Sebastián Naveillán e sua conclusão sobre a Comissão pela Paz: “Havia uma linha vermelha que não estava disposto a cruzar”
Sebastián Naveillán, presidente da Associação de Agricultores de Malleco e ex-comissário da Comissão pela Paz e Entendimento, apresentou sua visão crítica sobre o processo e as razões que o levaram a não endossar o relatório final da instância em Conversando com a Acoforag.
Naveillán iniciou sua intervenção destacando uma diferença fundamental entre esta comissão e experiências anteriores: o apoio transversal dos partidos políticos no momento de sua criação. “Acredito que a principal diferença é que, de fato, começou com um apoio transversal dos partidos políticos, porque havia um bom coração inicial para avançar neste tema”, explicou.
Na opinião do líder sindical, esse respaldo político inicial criou um contexto que facilitou uma participação mais ativa do setor civil e privado. “Esse apoio transversal nos permitiu embarcar no projeto desde o setor privado, não apenas como observadores, mas como atores que participamos ativamente. Na Comissão Vargas também havia representantes do setor privado, mas desta vez a representação foi mais direta, com pessoas como Alfredo Moreno e eu, que viemos desse mundo”, acrescentou.
Cortar a compra de terras
No entanto, após 21 meses de trabalho e múltiplas sessões, Naveillán optou por não aprovar o relatório final. A razão principal, segundo ele, foi a inclusão de um parágrafo de última hora que propunha que o novo sistema de reparação contemplasse cerca de 200 mil hectares para disponibilizar em favor de comunidades indígenas. “Para mim, esse ponto era uma linha vermelha. Sempre fui claro desde o início: aqui é preciso cortar a compra de terras. Entendo que, enquanto a atual lei indígena não for reformada, essa prática deve continuar, mas não podia aceitar que o novo sistema perpetuasse essa lógica”, afirmou com firmeza.

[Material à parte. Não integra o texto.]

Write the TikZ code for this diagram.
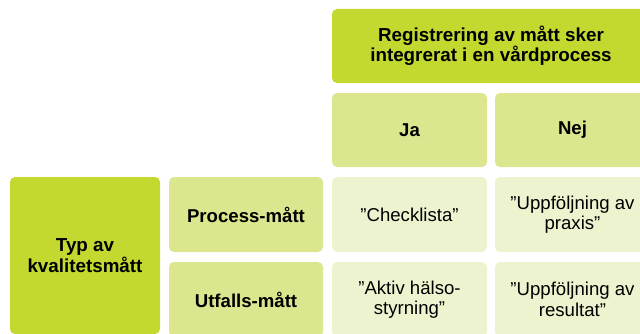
\documentclass[tikz,border=0pt]{standalone}
\usepackage{fontspec}
\setmainfont{Liberation Sans}
\usepackage{xcolor}
\usepackage{tikz}
\usetikzlibrary{positioning}

\definecolor{limedark}{HTML}{C3D930}
\definecolor{limemid}{HTML}{DCE68E}
\definecolor{limelight}{HTML}{EEF3CF}

\begin{document}
\begin{tikzpicture}[
  x=1pt, y=1pt,
  every node/.style={rounded corners=5pt, inner sep=0pt, outer sep=0pt, align=center,
    font=\fontsize{18.6}{20.5}\selectfont},
  headbox/.style={fill=limedark, font=\fontsize{18.8}{20.5}\selectfont\bfseries},
  labelbox/.style={fill=limemid, font=\fontsize{18.6}{20.5}\selectfont\bfseries},
  cellbox/.style={fill=limelight},
]
  \clip (0,0) rectangle (640,333);

  % Nodes
  \node[headbox, minimum width=318pt, minimum height=74pt] (reg) at (491, 287)
    {Registrering av mått sker\\integrerat i en vårdprocess};
  \node[labelbox, minimum width=155pt, minimum height=74pt] (ja)  at (409.5, 203) {Ja};
  \node[labelbox, minimum width=155pt, minimum height=74pt] (nej) at (572.5, 203) {Nej};

  \node[headbox, minimum width=150pt, minimum height=157pt] (typ) at (85, 77.5)
    {Typ av\\kvalitetsmått};
  \node[labelbox, minimum width=154pt, minimum height=75pt] (proc) at (246, 118.5) {Process-mått};
  \node[labelbox, minimum width=154pt, minimum height=75pt] (utf)  at (246, 33.5) {Utfalls-mått};

  \node[cellbox, minimum width=155pt, minimum height=75pt] (check)  at (409.5, 118.5) {”Checklista”};
  \node[cellbox, minimum width=155pt, minimum height=75pt] (praxis) at (572.5, 118.5) {”Uppföljning av\\praxis”};
  \node[cellbox, minimum width=155pt, minimum height=75pt] (aktiv)  at (409.5, 33.5) {”Aktiv hälso-\\styrning”};
  \node[cellbox, minimum width=155pt, minimum height=75pt] (result) at (572.5, 33.5) {”Uppföljning av\\resultat”};

\end{tikzpicture}
\end{document}
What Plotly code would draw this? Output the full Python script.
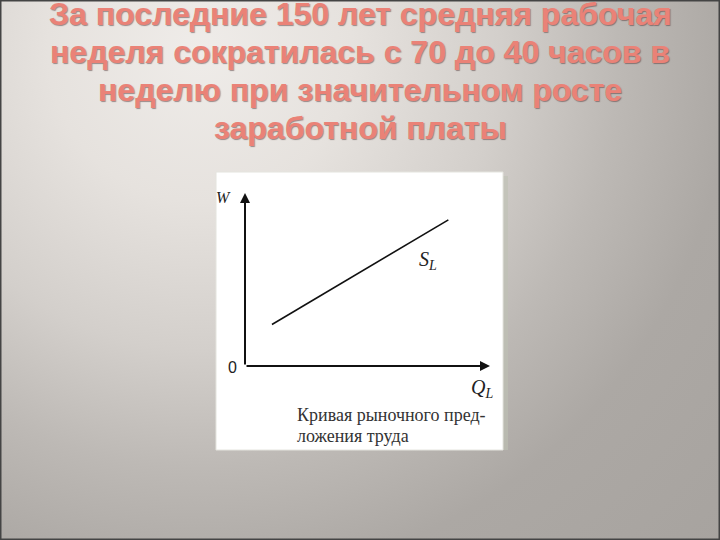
import plotly.graph_objects as go

# ---- data ----
quantity = [1.1, 8.3]          # Q_L (labour quantity)
wage = [2.4, 8.45]             # W (wage)
title_lines = [
    "За последние 150 лет средняя рабочая",
    "неделя сократилась с 70 до 40 часов в",
    "неделю при значительном росте",
    "заработной платы",
]
caption_lines = ["Кривая рыночного пред-", "ложения труда"]

W, H = 720, 540

fig = go.Figure()

# background (pixel axes x/y)
cx, cy, R = 200, 50, 760
fig.add_trace(go.Scatter(
    x=[cx - R, cx + R, cx + R, cx - R, cx - R],
    y=[cy - R, cy - R, cy + R, cy + R, cy - R],
    mode="lines", fill="toself", line=dict(width=0),
    fillgradient=dict(type="radial", colorscale=[
        [0.0, "#efece9"], [0.2, "#e6e2de"], [0.395, "#d3cfcb"],
        [0.55, "#bdb9b5"], [0.7, "#aca8a4"], [1.0, "#a6a29e"]]),
    hoverinfo="skip", showlegend=False, xaxis="x", yaxis="y"))

# white picture box
bx0, bx1, by0, by1 = 216, 503, 172, 450
fig.add_trace(go.Scatter(
    x=[bx1, bx1 + 5, bx1 + 5, bx1, bx1], y=[by0 + 4, by0 + 4, by1, by1, by0 + 4],
    mode="lines", fill="toself", fillcolor="rgba(190,194,180,0.6)", line=dict(width=0),
    hoverinfo="skip", showlegend=False, xaxis="x", yaxis="y"))
fig.add_trace(go.Scatter(
    x=[bx0, bx1, bx1, bx0, bx0], y=[by0, by0, by1, by1, by0],
    mode="lines", fill="toself", fillcolor="#ffffff", line=dict(width=1, color="#e4e4de"),
    hoverinfo="skip", showlegend=False, xaxis="x", yaxis="y"))

# supply curve (chart axes x2/y2)
fig.add_trace(go.Scatter(
    x=quantity, y=wage, mode="lines", line=dict(color="#111111", width=1.6),
    hoverinfo="skip", showlegend=False, xaxis="x2", yaxis="y2"))

ox0, ox1 = 245, 490
oy0, oy1 = 366, 193
fig.update_layout(
    width=W, height=H,
    margin=dict(l=0, r=0, t=0, b=0),
    paper_bgcolor="#d0ccc8", plot_bgcolor="rgba(0,0,0,0)",
    xaxis=dict(domain=[0, 1], range=[0, W], visible=False, fixedrange=True),
    yaxis=dict(domain=[0, 1], range=[H, 0], visible=False, fixedrange=True),
    xaxis2=dict(domain=[ox0 / W, ox1 / W], range=[0, 10], visible=False, anchor="y2"),
    yaxis2=dict(domain=[(H - oy0) / H, (H - oy1) / H], range=[0, 10], visible=False, anchor="x2"),
)

# axes arrows
for (tx, ty) in [(10, 0), (0, 10)]:
    fig.add_annotation(x=tx, y=ty, ax=0, ay=0, xref="x2", yref="y2", axref="x2", ayref="y2",
                       showarrow=True, arrowhead=2, arrowsize=1.0, arrowwidth=2,
                       arrowcolor="#111111", text="")

serif = "Liberation Serif, Times New Roman, serif"
labels = [
    (223, 197, "<i>W</i>", 16, serif),
    (232, 367, "0", 16, "Liberation Sans, Arial, sans-serif"),
    (428, 260, "<i>S<sub>L</sub></i>", 20, serif),
    (482, 388, "<i>Q<sub>L</sub></i>", 20, serif),
]
for x, y, t, s, f in labels:
    fig.add_annotation(x=x, y=y, xref="x", yref="y", text=t, showarrow=False,
                       font=dict(family=f, size=s, color="#222222"))

for line, yc in zip(caption_lines, [415, 436]):
    fig.add_annotation(x=295, y=yc, xref="x", yref="y", text=line,
                       showarrow=False, xanchor="left",
                       font=dict(family=serif, size=18, color="#333333"))

# title
baselines = [25, 63, 101, 139]
for line, b in zip(title_lines, baselines):
    fig.add_annotation(x=0.5, y=1 - (b - 11) / H, xref="paper", yref="paper", text=line,
                       showarrow=False, xanchor="center", yanchor="middle",
                       font=dict(family="Liberation Sans, Arial, sans-serif", size=32,
                                 color="#ea8277", weight="bold",
                                 shadow="1px 1px 1px rgba(90,60,60,0.55)"))

# slide frame
fig.add_shape(type="rect", xref="paper", yref="paper", x0=0, y0=0, x1=1, y1=1,
              line=dict(color="#444444", width=3), layer="above")

fig.write_html("out.html", config={"displayModeBar": False},
               post_script="document.body.style.margin='0';")
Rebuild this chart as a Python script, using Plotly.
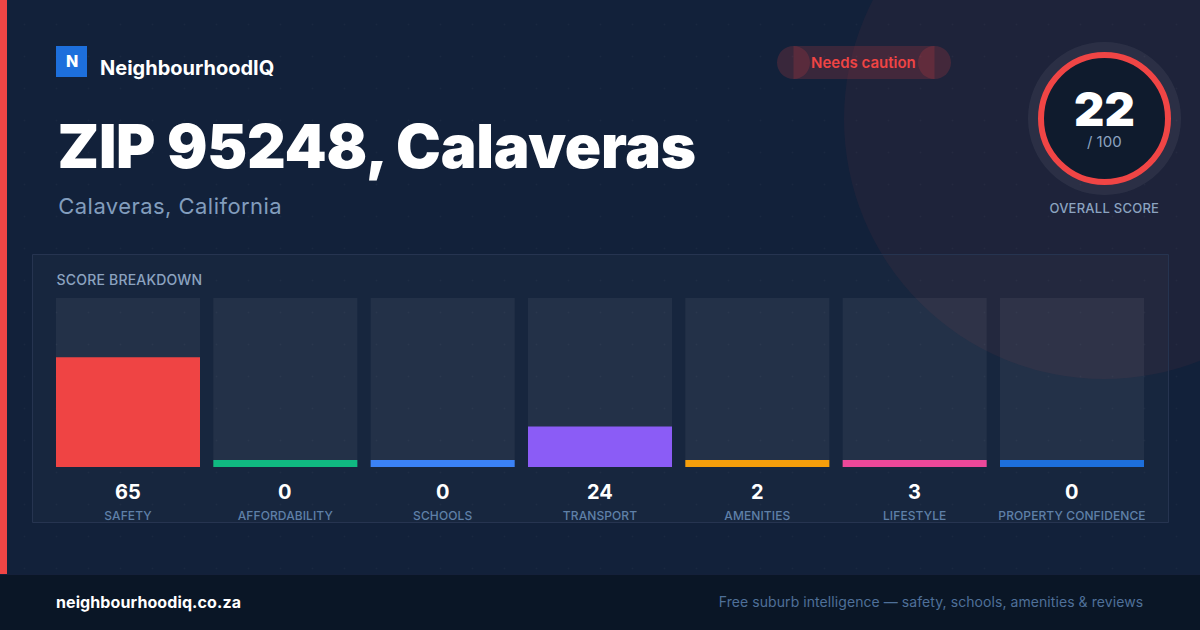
import numpy as np
import plotly.graph_objects as go

W, H = 1200, 630
categories = ["SAFETY", "AFFORDABILITY", "SCHOOLS", "TRANSPORT", "AMENITIES", "LIFESTYLE", "PROPERTY CONFIDENCE"]
scores = [65, 0, 0, 24, 2, 3, 0]
colors = ["#EF4444", "#10B981", "#3B82F6", "#8B5CF6", "#F59E0B", "#EC4899", "#1D6FDC"]
MIN_BAR = 4.14
overall = 22
FONT = "Inter"
BG = "#12213A"

fig = go.Figure()

# faint dot texture
dx = np.arange(24.5, W, 32)
dy = np.arange(24.5, 574, 32)
gx, gy = np.meshgrid(dx, dy)
fig.add_trace(go.Scatter(x=gx.ravel(), y=gy.ravel(), mode="markers", hoverinfo="skip",
                         marker=dict(size=2, color="rgba(255,255,255,0.035)", line=dict(width=0)),
                         xaxis="x", yaxis="y", showlegend=False))

# bars
fig.add_trace(go.Bar(x=categories, y=[100] * 7, width=0.9153, marker=dict(color="rgba(255,255,255,0.055)", line=dict(width=0)),
                     xaxis="x2", yaxis="y2", showlegend=False, hoverinfo="skip"))
fig.add_trace(go.Bar(x=categories, y=[max(s, MIN_BAR) for s in scores], width=0.9153,
                     marker=dict(color=colors, line=dict(width=0)), xaxis="x2", yaxis="y2",
                     showlegend=False, customdata=scores, hovertemplate="%{x}: %{customdata}<extra></extra>"))

def rect(x0, y0, x1, y1, fill, line=None, lw=0, layer="below"):
    return dict(type="rect", xref="x", yref="y", x0=x0, y0=y0, x1=x1, y1=y1, fillcolor=fill,
                line=dict(color=line or "rgba(0,0,0,0)", width=lw), layer=layer)

def circ(cx, cy, r, fill, line=None, lw=0, layer="below"):
    return dict(type="circle", xref="x", yref="y", x0=cx - r, y0=cy - r, x1=cx + r, y1=cy + r, fillcolor=fill,
                line=dict(color=line or "rgba(0,0,0,0)", width=lw), layer=layer)

pill = "rgba(239,68,68,0.18)"
shapes = [
    circ(1104, 119, 260, "rgba(239,68,68,0.055)"),
    rect(32.5, 254.5, 1168.5, 522.5, "rgba(255,255,255,0.025)", "#263450", 1),
    rect(0, 0, 7, 574, "#F04545"),
    rect(0, 574, W, H, "#0A1626"),
    rect(0, 574, W, 575, "#14203A"),
    rect(56, 46, 87, 77, "#1D6FDC", layer="above"),
    circ(793.5, 62.5, 16.5, pill, layer="above"),
    circ(934.5, 62.5, 16.5, pill, layer="above"),
    rect(793.5, 46, 934.5, 79, pill, layer="above"),
    circ(1104.5, 118.5, 76.5, "rgba(255,255,255,0.06)", layer="above"),
    circ(1104.5, 118.5, 63.5, "#0F1B2D", "#F04545", 6, layer="above"),
]

def ann(text, x, y, size, color, weight=400, anchor="center"):
    return dict(text=text, x=x, y=y, xref="x", yref="y", xanchor=anchor, yanchor="middle", showarrow=False,
                borderpad=0, font=dict(family=FONT, size=size, color=color, weight=weight))

annotations = [
    ann("N", 71.5, 61, 16, "#FFFFFF", 800),
    ann("NeighbourhoodIQ", 187, 68, 20, "#FFFFFF", 700),
    ann("ZIP 95248, Calaveras", 376, 146, 60, "#FFFFFF", 900),
    ann("Calaveras, California", 169.5, 206, 22, "#829DBD", 400),
    ann("Needs caution", 863.5, 62, 15, "#EF4444", 600),
    ann(str(overall), 1104.5, 108, 47, "#FFFFFF", 900),
    ann("/ 100", 1104.5, 141, 15, "#8CA3C0", 400),
    ann("OVERALL SCORE", 1104.5, 208, 13, "#8CA3C0", 500),
    ann("SCORE BREAKDOWN", 129, 279.5, 14, "#8CA3C0", 500),
    ann("neighbourhoodiq.co.za", 148.5, 602, 16, "#FFFFFF", 700),
    ann("Free suburb intelligence — safety, schools, amenities & reviews", 930.5, 601.5, 14, "#4F7099", 400),
]
for c, s in zip(categories, scores):
    annotations.append(dict(text=str(s), x=c, y=0, xref="x2", yref="y2", yshift=-24.5, showarrow=False,
                            xanchor="center", yanchor="middle", font=dict(family=FONT, size=20, color="#FFFFFF", weight=700)))

fig.update_layout(
    width=W, height=H, margin=dict(l=0, r=0, t=0, b=0), autosize=False,
    paper_bgcolor=BG, plot_bgcolor="rgba(0,0,0,0)", barmode="overlay", shapes=shapes, annotations=annotations,
    showlegend=False, hovermode="closest",
    xaxis=dict(domain=[0, 1], range=[0, W], visible=False, fixedrange=True),
    yaxis=dict(domain=[0, 1], range=[H, 0], visible=False, fixedrange=True),
    xaxis2=dict(domain=[56 / W, 1144 / W], anchor="y2", type="category", range=[-0.4576, 6.4576],
                showgrid=False, zeroline=False, showline=False, ticks="outside", ticklen=38,
                tickcolor="rgba(0,0,0,0)", tickfont=dict(family=FONT, size=12, color="#5F80A8", weight=500),
                tickangle=0, fixedrange=True),
    yaxis2=dict(domain=[1 - 467 / H, 1 - 298 / H], anchor="x2", range=[0, 100], visible=False, fixedrange=True),
)

spacing = """
document.documentElement.style.margin='0';
document.body.style.margin='0';
document.body.style.background='#12213A';
var gd = document.getElementById('{plot_id}');
var map = {'ZIP 95248, Calaveras':'-0.25px','Calaveras, California':'0.45px','OVERALL SCORE':'0.25px',
  'SCORE BREAKDOWN':'0.2px','neighbourhoodiq.co.za':'0.1px',
  'Free suburb intelligence — safety, schools, amenities & reviews':'0.07px'};
gd.querySelectorAll('text').forEach(function(t){
  var k=t.textContent;
  if(map[k]) t.style.letterSpacing=map[k];
});
gd.querySelectorAll('.xtick text, .x2tick text').forEach(function(t){t.style.letterSpacing='0.1px';});
"""
fig.write_html("out.html", post_script=spacing, config={"displayModeBar": False, "responsive": False})
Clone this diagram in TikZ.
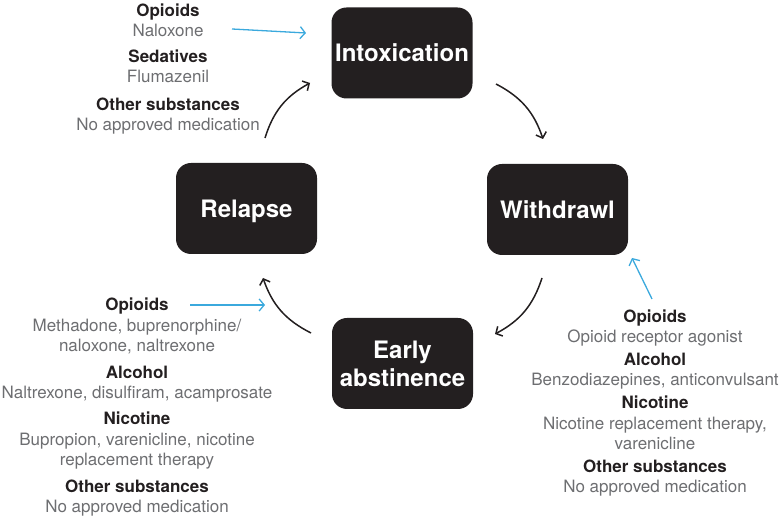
\documentclass[tikz,border=0pt]{standalone}
\usepackage{fontspec}
\setmainfont{TeX Gyre Heros}
\usetikzlibrary{arrows.meta}
\definecolor{boxdark}{HTML}{231F20}
\definecolor{itemgray}{HTML}{6D6E71}
\definecolor{arrowblue}{HTML}{3BA9DD}
\tikzset{
  phase/.style={fill=boxdark,text=white,rounded corners=15pt,minimum width=141pt,minimum height=91pt,
    inner sep=0pt,align=center,text depth=0pt,font=\fontsize{24}{28}\selectfont\bfseries},
  drug/.style={align=center,anchor=base,inner sep=0pt,text=itemgray,font=\fontsize{17}{20.5}\selectfont},
  cycle/.style={draw=boxdark,line width=1.5pt,-{Straight Barb[length=5pt,width=11pt,line width=1.5pt]}},
  treat/.style={draw=arrowblue,line width=1.3pt,-{Straight Barb[length=5pt,width=12pt,line width=1.3pt]}}
}
\newcommand{\subst}[1]{{\bfseries\color{boxdark}#1}}
\begin{document}
\begin{tikzpicture}[x=1pt,y=-1pt]
      \useasboundingbox (0,0) rectangle (780,518);
      % phases
      \node[phase] (intox) at (402,53) {Intoxication};
      \node[phase] (withdr) at (557.5,209.5) {Withdrawl};
      \node[phase] (early) at (402.5,363.5) {Early\\abstinence};
      \node[phase] (relapse) at (246.5,208.5) {Relapse};
      % medications (placed at baseline of last line)
      \node[drug] (intoxA) at (168,37) {\subst{Opioids}\\Naloxone};
      \node[drug] (intoxB) at (168,83) {\subst{Sedatives}\\Flumazenil};
      \node[drug] (intoxC) at (168,131) {\subst{Other substances}\\No approved medication};
      \node[drug] (withdrA) at (655,343) {\subst{Opioids}\\Opioid receptor agonist};
      \node[drug] (withdrB) at (655,386) {\subst{Alcohol}\\Benzodiazepines, anticonvulsant};
      \node[drug] (withdrC) at (655,450) {\subst{Nicotine}\\Nicotine replacement therapy,\\varenicline};
      \node[drug] (withdrD) at (655,493) {\subst{Other substances}\\No approved medication};
      \node[drug] (earlyA) at (137,352) {\subst{Opioids}\\Methadone, buprenorphine/\\naloxone, naltrexone};
      \node[drug] (earlyB) at (137,399) {\subst{Alcohol}\\Naltrexone, disulfiram, acamprosate};
      \node[drug] (earlyC) at (137,466) {\subst{Nicotine}\\Bupropion, varenicline, nicotine\\replacement therapy};
      \node[drug] (earlyD) at (137,513) {\subst{Other substances}\\No approved medication};
      % arrow ends
      \coordinate (r1) at (265,138); \coordinate (i1) at (310,83);
      \coordinate (i2) at (496,84); \coordinate (w1) at (543,139);
      \coordinate (w2) at (542,278); \coordinate (e1) at (495,334);
      \coordinate (e2) at (311,333); \coordinate (r2) at (263,278);
      \coordinate (tA) at (232,29); \coordinate (tB) at (306,33);
      \coordinate (tC) at (652,299); \coordinate (tD) at (632,258);
      \coordinate (tE) at (190,305); \coordinate (tF) at (265,305);
      \draw[cycle] (r1) to[bend left=22] (i1);
      \draw[cycle] (i2) to[bend left=22] (w1);
      \draw[cycle] (w2) to[bend left=22] (e1);
      \draw[cycle] (e2) to[bend left=22] (r2);
      \draw[treat] (tA) -- (tB);
      \draw[treat] (tC) -- (tD);
      \draw[treat] (tE) -- (tF);
\end{tikzpicture}
\end{document}
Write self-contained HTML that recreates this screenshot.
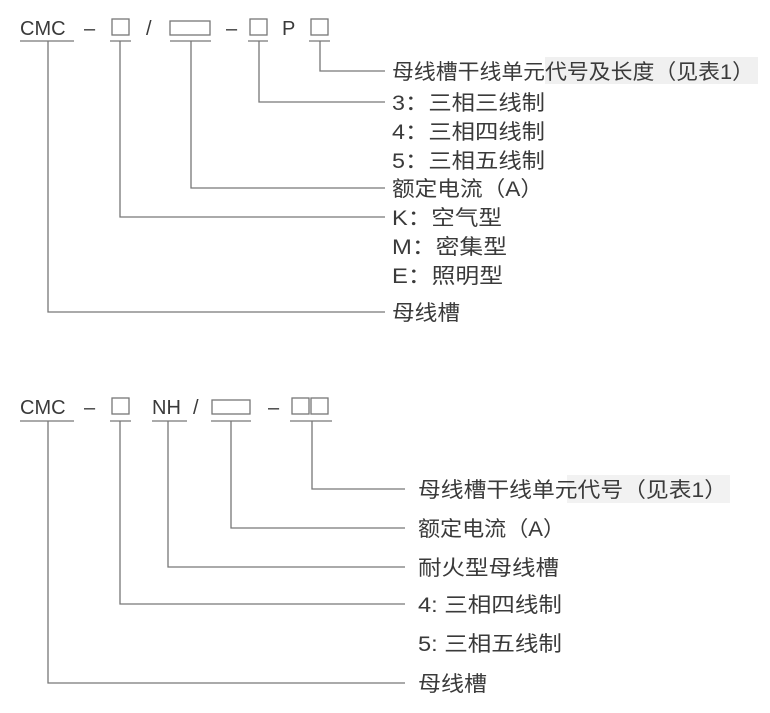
<!DOCTYPE html>
<html><head><meta charset="utf-8"><style>
html,body{margin:0;padding:0;background:#fff;}
svg{display:block;}
text{font-family:"Liberation Sans","Noto Sans CJK SC",sans-serif;fill:#3a3a3a;}
</style></head><body>
<svg width="770" height="713" viewBox="0 0 770 713">
<rect x="545" y="57" width="213" height="27" fill="#f0f0f0"/>
<rect x="567" y="475" width="163" height="28" fill="#f2f2f2"/>
<g stroke="#777" stroke-width="1.3" fill="none">
<line x1="20" y1="41" x2="74" y2="41"/>
<rect x="112" y="19" width="17" height="16"/>
<line x1="110" y1="41" x2="131" y2="41"/>
<rect x="170" y="21" width="40" height="14"/>
<line x1="170" y1="41" x2="211" y2="41"/>
<rect x="250" y="19" width="17" height="16"/>
<line x1="248" y1="41" x2="268" y2="41"/>
<rect x="311" y="19" width="17" height="16"/>
<line x1="309" y1="41" x2="330" y2="41"/>
<polyline points="320,41 320,71 385,71"/>
<polyline points="259,41 259,102 385,102"/>
<polyline points="191,41 191,188 385,188"/>
<polyline points="120,41 120,217 385,217"/>
<polyline points="48,41 48,312 385,312"/>
<line x1="20" y1="421" x2="74" y2="421"/>
<rect x="112" y="398" width="17" height="16"/>
<line x1="110" y1="421" x2="131" y2="421"/>
<line x1="152" y1="421" x2="187" y2="421"/>
<rect x="212" y="400" width="38" height="14"/>
<line x1="211" y1="421" x2="251" y2="421"/>
<rect x="292" y="398" width="17" height="16"/>
<rect x="311" y="398" width="17" height="16"/>
<line x1="290" y1="421" x2="332" y2="421"/>
<polyline points="312,421 312,489 405,489"/>
<polyline points="231,421 231,528 405,528"/>
<polyline points="168,421 168,567 405,567"/>
<polyline points="120,421 120,604 405,604"/>
<polyline points="48,421 48,683 405,683"/>
</g>
<g font-size="20">
<text x="20" y="35">CMC</text>
<text x="84" y="35">–</text>
<text x="146" y="35">/</text>
<text x="226" y="35">–</text>
<text x="282" y="35">P</text>
<text x="20" y="414">CMC</text>
<text x="84" y="414">–</text>
<text x="152" y="414">NH</text>
<text x="193" y="414">/</text>
<text x="268" y="414">–</text>
</g>
<g font-size="21">
<text x="392" y="79" textLength="362" lengthAdjust="spacingAndGlyphs">母线槽干线单元代号及长度（见表1）</text>
<text x="392" y="110" textLength="153" lengthAdjust="spacingAndGlyphs">3：三相三线制</text>
<text x="392" y="139" textLength="153" lengthAdjust="spacingAndGlyphs">4：三相四线制</text>
<text x="392" y="168" textLength="153" lengthAdjust="spacingAndGlyphs">5：三相五线制</text>
<text x="392" y="196" textLength="151" lengthAdjust="spacingAndGlyphs">额定电流（A）</text>
<text x="392" y="225" textLength="110" lengthAdjust="spacingAndGlyphs">K：空气型</text>
<text x="392" y="254" textLength="115" lengthAdjust="spacingAndGlyphs">M：密集型</text>
<text x="392" y="283" textLength="111" lengthAdjust="spacingAndGlyphs">E：照明型</text>
<text x="392" y="320" textLength="68" lengthAdjust="spacingAndGlyphs">母线槽</text>
<text x="418" y="497" textLength="309" lengthAdjust="spacingAndGlyphs">母线槽干线单元代号（见表1）</text>
<text x="418" y="536" textLength="147" lengthAdjust="spacingAndGlyphs">额定电流（A）</text>
<text x="418" y="575" textLength="141" lengthAdjust="spacingAndGlyphs">耐火型母线槽</text>
<text x="418" y="612" textLength="144" lengthAdjust="spacingAndGlyphs">4: 三相四线制</text>
<text x="418" y="651" textLength="144" lengthAdjust="spacingAndGlyphs">5: 三相五线制</text>
<text x="418" y="691" textLength="69" lengthAdjust="spacingAndGlyphs">母线槽</text>
</g>
</svg>
</body></html>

O líder reconheceu que o trabalho dentro da comissão envolveu negociações complexas, muitas vezes intensas, e que, embora houvesse avanços em certos temas, em outros não se alcançou consenso. “Negociamos muito, com muita intensidade. O parágrafo foi modificado, mudaram sinônimos, mas o sentido continuava o mesmo. E eu sabia qual era a intenção por trás disso”, sustentou.
Questionado sobre se esse foi o único ponto de discordância, Naveillán foi claro: não. Ele também expressou preocupação com a ambiguidade do texto final, o que — segundo ele — pode dar margem a interpretações que gerem novos conflitos, como ocorreu com a atual Lei Indígena. “Não queria cometer os mesmos erros. A ambiguidade nos trouxe problemas por 30 anos. Precisamos de normas claras, que não deixem espaço para duplas interpretações”, destacou.
Outro tema que lhe causou ressalvas foi o reconhecimento constitucional dos povos indígenas e a possibilidade de estabelecer autogoverno para as comunidades. “Concordo muito em dar mais liberdade para que as comunidades possam se desenvolver, inclusive com fins comerciais. Mas não em conceder autogoverno ou reconhecer direitos coletivos na Constituição. São temas que já foram votados e rejeitados democraticamente. Me incomodava que insistissem nisso novamente”, alertou.
Processo no seu limite
Sobre o ambiente dentro da comissão e a possibilidade de estender os prazos para alcançar um consenso, Naveillán mostrou-se cético. “Acredito que o processo chegou ao seu limite. Foi uma negociação de quase dois anos, e emocional e psicologicamente isso desgasta. Em algum momento, o chiclete não estica mais. As posições estavam claras, e eu não via condições reais para prolongar o trabalho da comissão”, concluiu.
Apesar das diferenças que o levaram a se distanciar do relatório final, Sebastián Naveillán valorizou a experiência e o esforço dos diversos atores que participaram do processo. “Havia vontade de muitos em construir algo melhor, e isso precisa ser reconhecido. Mas também é preciso ser coerente com os princípios que se defende”, finalizou.